The United States has abundant offshore oil and gas resources, particularly in the Gulf of Mexico. In fact, in 2016, oil production from the Gulf accounted for 19 percent of total U.S. crude oil production and six percent of total U.S. natural gas production. Offshore resources are an important part of our nation’s energy portfolio.
However, accessing our offshore resources can be very difficult. The offshore environment is highly complex and extremely challenging. Pursuit of offshore resources is moving to deeper and deeper water at sites located further and further offshore.
To get to our deepwater and ultra-deepwater resources, we have to send drillships miles offshore and positon the drill on the seafloor under two or three miles of water. Once on the seafloor, the drill must penetrate and maintain a stable connection with the drillship on the surface while drilling for miles through rock to the target oil zone. It must avoid geologic hazards such as unexpected high pressure. Further, the umbilical between the seafloor and the drillship is subject to currents, and even onshore, the drilling process depends on maintaining control of the well so as to avoid oil spills, fires, and explosions.

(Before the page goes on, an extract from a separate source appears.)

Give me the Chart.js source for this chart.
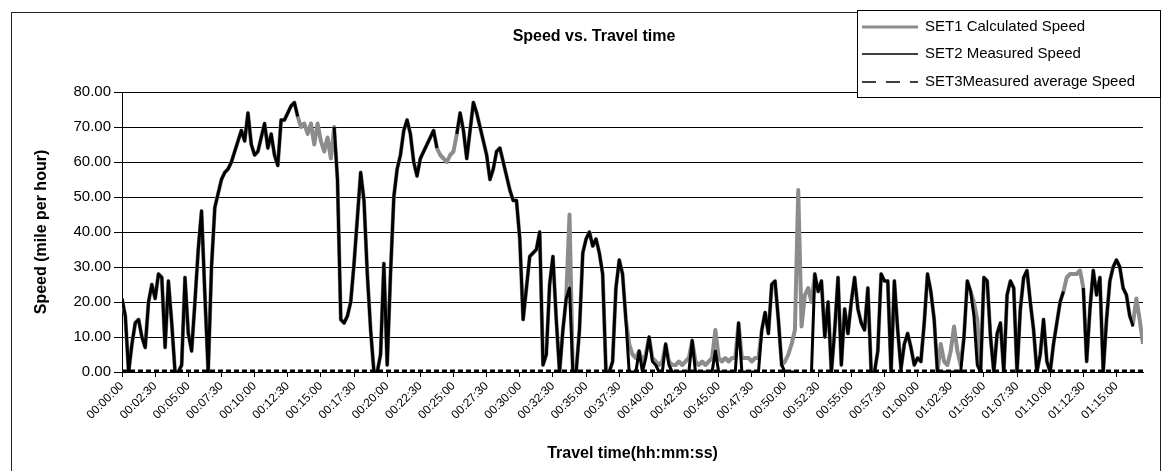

The Department of Energy’s (DOE) Office of Fossil Energy (FE) supports research to make offshore drilling and production easier and safer, with a focus on “spill prevention” rather than “spill response” or “spill cleanup.”
DOE has conducted research ranging from the topside to the seafloor to prevent potential offshore incidents. We are improving the ability to predict geologic hazards and are collecting data in real-time while drilling, in order to better monitor the location of the drill bit. This research continues to be a key factor in reducing risks so we can safely and reliably develop our offshore oil and gas resources.